Lane Farm near Woodbridge in Suffolk produces a range of pork products such as bacon, ham, chorizo and salami from home-reared pigs. A family business, it is run by Ian and Sue Whitehead and their daughter Rebecca.
Ian and Sue bought the farm at auction in 1987 and their journey towards becoming one of the region’s top pork producers was not a simple one. Sue was heavily pregnant when they bought the farm, and gave birth to Rebecca just three days later. They were then victims of the Great Storm of 1987, losing parts of their farm buildings to the high winds. With the help of their neighbour, friends and family, they re-built and were finally on their way to establishing Lane Farm.
Sue remembers, “It really was a rollercoaster ride, being nine months pregnant and then having to contend with the damage from the storm. Ian had to work night shifts on pea-viners to bring in extra money, but we persevered as we knew this was the life and career we wanted.”
Initially, Sue and Ian found their niche by selling specially bred hybrid pigs which sold for a premium price to commercial customers as far afield as Spain and Korea. They then made the decision to begin producing a range of meats and converted an old dairy into what at the time was the smallest EC approved cutting plant in the country. This enabled them to start selling into retailers and in 2007 they became suppliers for the East of England Co-op through the Sourced Locally initiative. Their meats were initially sold in just two stores and are now available in 30 stores across the county.
Sue believes the relationship with the Co-op is extremely positive and helps small businesses like theirs in a number of ways. She says, “The impact the Co-op has on local business is really fantastic. Over 200 local producers are growing because of their support and their ethos is completely centred around this commitment to local produce.
“When we won the overall Producer of the Year award it really helped our sales as the recognition this brings speaks for itself. It’s so important that local suppliers receive this support and promotion and I think consumers want this choice. More people want to know where their food comes from, and schemes like the Co-op’s allow this. By continuing to buy local, people are creating their own food security – support your local farms and there will always be food on the shelves.”
Sue began work in the farming industry as a farm secretary, providing mobile administrative support to a number of farms. Her main role in the business now is focused in the office, working on sales and accounts, but she is always willing to fill in for other staff when help is needed around the farm.
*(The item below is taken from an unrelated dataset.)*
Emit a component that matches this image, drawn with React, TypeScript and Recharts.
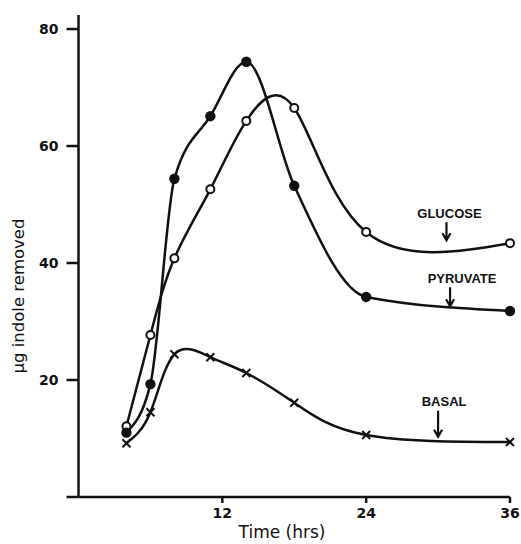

Sue now works with her daughter who takes an active role in the management of the business, and she speaks proudly of Rebecca’s enthusiasm and drive. “Rebecca really is taking the business forward for us. She is the next generation of Lane Farm and we’re really very proud.
“Even as recently as twenty years ago there were hardly any women running farms, but all roles are so accessible now and we work with a number of local businesswomen who are running successful farms. I would certainly recommend the industry to others – it’s hard work, but to us it’s not a job as we love it so much. The food industry is a good place to be, we will always need to eat – just keep an open mind and prepare to be flexible, but the rewards of seeing people enjoying your produce make it all worthwhile.”